The Constitution consists of rights and structure. People (including organized groups of people) have rights. Governments do not have rights. Governments, rather, have powers and immunities. The powers of the national government are enumerated and limited, an original understanding later made explicit in the Tenth Amendment. National powers are delegated to one of three branches, shared by specified branches, denied to all three, or shared with the several states. These delegations and denials of power constitute the organizational structure of the national government.

In late September of 1789, a resolution listing twelve articles of amendment was settled on by the House and Senate and sent to the states along with a preamble explaining that the "conventions of a number of states had...expressed a desire, in order to prevent misconstruction or abuse of powers, that further declaratory and restrictive clauses should be added [to the Constitution drafted in 1787]." The third of these articles contained the now familiar passage, "Congress shall make no law respecting an establishment of religion, or prohibiting the free exercise thereof." Only the third through the twelfth articles received the necessary approval by three-quarters of the states, thus the third was denominated the "First Amendment."

A useful principle that flows from the foregoing is that the Bill of Rights further limited government while vesting no new powers therein. The principle has ready application in sorting through some of the present-day pseudo complexities. For example, it is often said that the First Amendment guarantees a "freedom from religion." The claim has a surface plausibility, at least if one of the purposes of the First Amendment is envisioned as holding religion in check. But the amendment's task is to limit government, not to restrain believers, churches, or religion in general. Thus, the role of the First Amendment is not to protect the nonreligious from the religious. Nor is it to protect minority religions from majority religions. Nor is it to protect government from the churches. The amendment is a check on government and government alone. Accordingly, the amendment guarantees a "freedom from religion" only in the sense that it is a restraint on what government may do by way of appropriating religious symbols and authority and using them to serve the aims of the state.

A new and very promising construction of the "establishment clause" of the First Amendment is the neutrality principle, also characterized in the literature as a rule of "evenhanded-ness," "equal treatment," or "nondiscrimination." The principle is currently favored by religious-liberty advocates representing traditional Catholics, Evangelicals, and Orthodox Jews. In the main, it is also the principle be-hind the Supreme Court's most recent pronouncements on the establishment clause, Rosenberger v. Rector and Visitors of the University of Virginia (1995) and Agostini v. Felton (1997), as well as the Charitable Choice provision in the federal welfare reform act of 1996.

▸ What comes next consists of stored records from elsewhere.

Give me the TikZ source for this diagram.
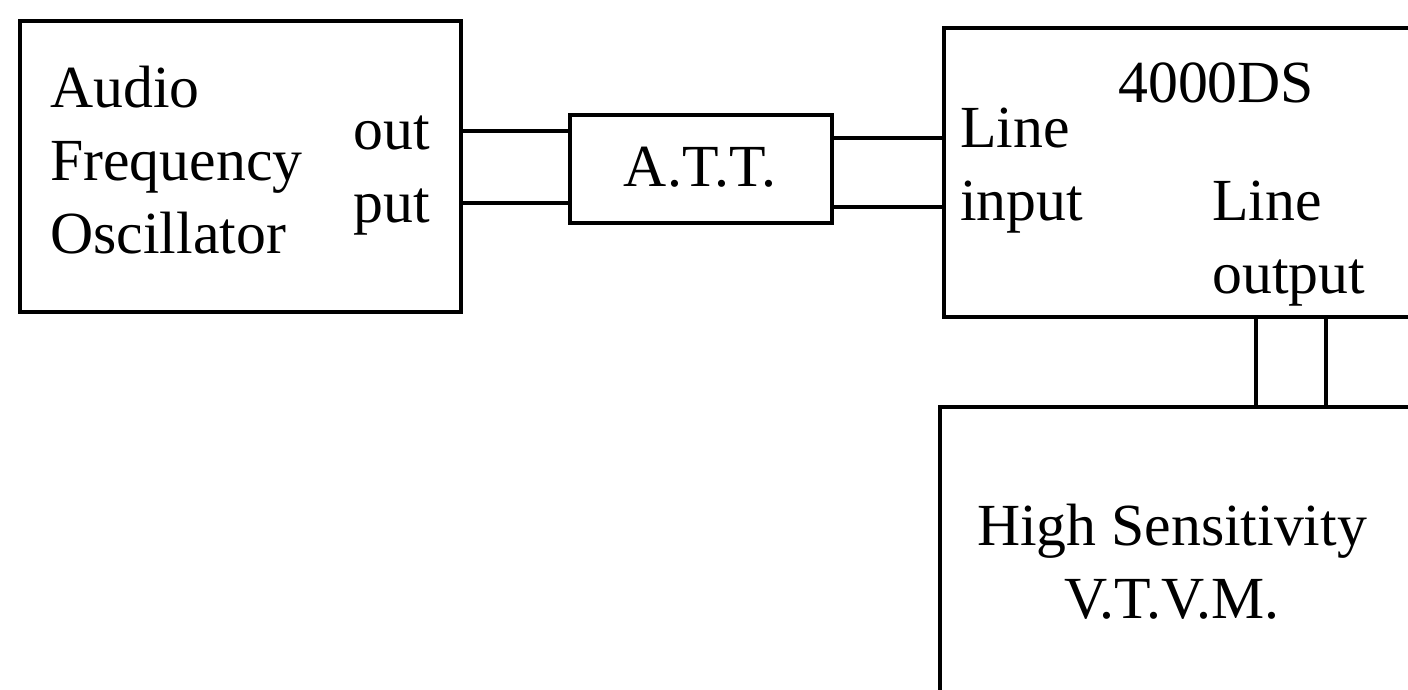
\documentclass[tikz,border=0pt]{standalone}
\usepackage{fontspec}
\setmainfont{Liberation Serif}
\usetikzlibrary{positioning}

\begin{document}
\begin{tikzpicture}
  [
   x=0.02cm, y=-0.02cm,
   box/.style={rectangle,draw,line width=1.9pt,inner sep=0pt},
   lbl/.style={anchor=base west,inner sep=0pt,align=left,font=\fontsize{34}{41.5}\selectfont},
   wire/.style={line width=1.9pt}
  ]
   \useasboundingbox (0,0) rectangle (1408,689);

   \node[box,minimum width=8.82cm,minimum height=5.82cm] (afo) at (240.5,166.5) {};
   \node[box,minimum width=5.24cm,minimum height=2.16cm] (att) at (701,169) {};
   \node[box,minimum width=10.12cm,minimum height=5.78cm] (ds) at (1197,172.5) {};
   \node[box,minimum width=10.2cm,minimum height=7.06cm] (vtvm) at (1195,583.5) {};

   % base anchor of a multi-line label sits on its last line
   \node[lbl] (afotext) at (50,253) {Audio\\Frequency\\Oscillator};
   \node[lbl] (afoout) at (353,222) {out\\put};
   \node[lbl,anchor=base] (atttext) at (700,187) {A.T.T.};
   \node[lbl] (dsname) at (1118,103) {4000DS};
   \node[lbl] (dsin) at (960,220) {Line\\input};
   \node[lbl] (dsout) at (1212,293) {Line\\output};
   \node[lbl,anchor=base,align=center] (vtvmtext) at (1172,618) {High Sensitivity\\V.T.V.M.};

   \draw[wire] (afo.east |- 0,131) -- (att.west |- 0,131);
   \draw[wire] (afo.east |- 0,203) -- (att.west |- 0,203);
   \draw[wire] (att.east |- 0,138) -- (ds.west |- 0,138);
   \draw[wire] (att.east |- 0,207) -- (ds.west |- 0,207);
   \draw[wire] (ds.south -| 1256,0) -- (vtvm.north -| 1256,0);
   \draw[wire] (ds.south -| 1326,0) -- (vtvm.north -| 1326,0);

\end{tikzpicture}
\end{document}
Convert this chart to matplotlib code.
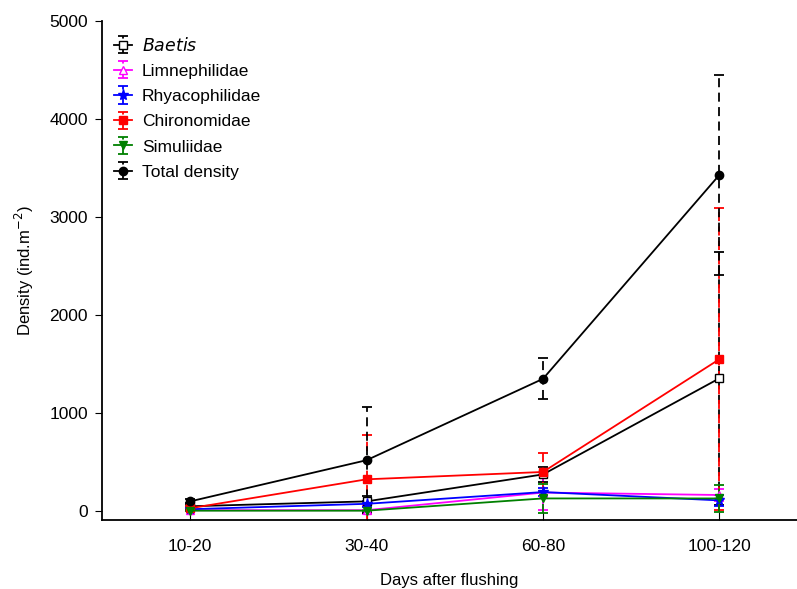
import numpy as np
import matplotlib
matplotlib.use("Agg")
import matplotlib.pyplot as plt

plt.rcParams['font.family'] = ['Liberation Sans', 'DejaVu Sans']

periods = ["10-20", "30-40", "60-80", "100-120"]

baetis = [50, 100, 375, 1355]
baetis_err = [20, 50, 80, 1290]
limnephilidae = [10, 10, 190, 165]
limnephilidae_err = [10, 40, 180, 60]
rhyacophilidae = [20, 75, 195, 110]
rhyacophilidae_err = [10, 30, 40, 60]
chironomidae = [30, 325, 400, 1550]
chironomidae_err = [20, 450, 190, 1540]
simuliidae = [5, 5, 130, 130]
simuliidae_err = [5, 10, 150, 135]
total = [100, 520, 1350, 3430]
total_err = [20, 540, 210, 1020]

series = [
    (r"$\it{Baetis}$", baetis, baetis_err, "black", "s", "white"),
    ("Limnephilidae", limnephilidae, limnephilidae_err, "magenta", "^", "white"),
    ("Rhyacophilidae", rhyacophilidae, rhyacophilidae_err, "blue", "*", "blue"),
    ("Chironomidae", chironomidae, chironomidae_err, "red", "s", "red"),
    ("Simuliidae", simuliidae, simuliidae_err, "green", "v", "green"),
    ("Total density", total, total_err, "black", "o", "black"),
]

fig = plt.figure(figsize=(7.97, 5.89), dpi=100)
ax = fig.add_axes([102 / 797, 1 - 520 / 589, 1 - 102 / 797, (520 - 21) / 589])

x = np.arange(len(periods))
for label, vals, err, col, mk, face in series:
    eb = ax.errorbar(x, vals, yerr=err, color=col, marker=mk, markerfacecolor=face,
                     markeredgecolor=col, markersize=6 if mk != "*" else 8,
                     linewidth=1.3, elinewidth=1.3, capsize=3.5, capthick=1.3, label=label)
    eb[-1][0].set_linestyle((0, (5, 3)))

ax.set_xlim(-0.5, 3.44)
ax.set_ylim(-90, 5000)
ax.set_xticks(x)
ax.set_xticklabels(periods)
ax.set_yticks([0, 1000, 2000, 3000, 4000, 5000])
ax.tick_params(axis="x", direction="in", length=6, labelsize=12.5, pad=14)
ax.tick_params(axis="y", direction="out", length=5, labelsize=12.5, pad=5)
ax.spines["top"].set_visible(False)
ax.spines["right"].set_visible(False)
ax.spines["left"].set_linewidth(1.3)
ax.spines["bottom"].set_linewidth(1.3)

ax.set_xlabel("Days after flushing", fontsize=12, labelpad=13)
ax.set_ylabel("Density (ind.m$^{-2}$)", fontsize=12, labelpad=10)

ax.legend(loc="upper left", frameon=False, fontsize=12.5, handlelength=1.0,
          handletextpad=0.6, labelspacing=0.58, borderaxespad=0.3,
          bbox_to_anchor=(0.0, 0.995))

fig.savefig("out.png", dpi=100)
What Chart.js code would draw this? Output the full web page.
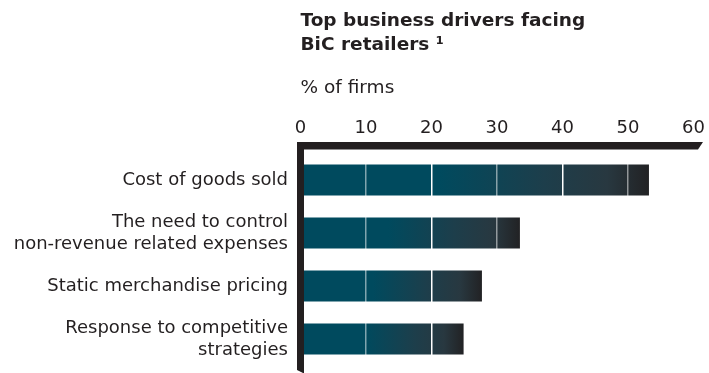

The neutrality principle construes the establishment clause as permitting government aid programs in the areas of education, social services, and health care where the benefits are available to all qualified organizations without regard to religion. By making religious organizations, along with all other service providers, eligible for benefits, the government expands the number and diversity of providers available to students, the infirm, the poor, and the needy. If the Supreme Court, in the pending case of Mitchell v. Helms, allows the loan of library books and computers evenhandedly to all schools, secular and religious alike, then it will be following the neutrality principle.

[Prof. Esbeck teaches law at the University of Missouri-Columbia. He is the author of "The Establishment Clause as a Structural Restraint on Governmental Power," Iowa Law Review (Oct. 1998).]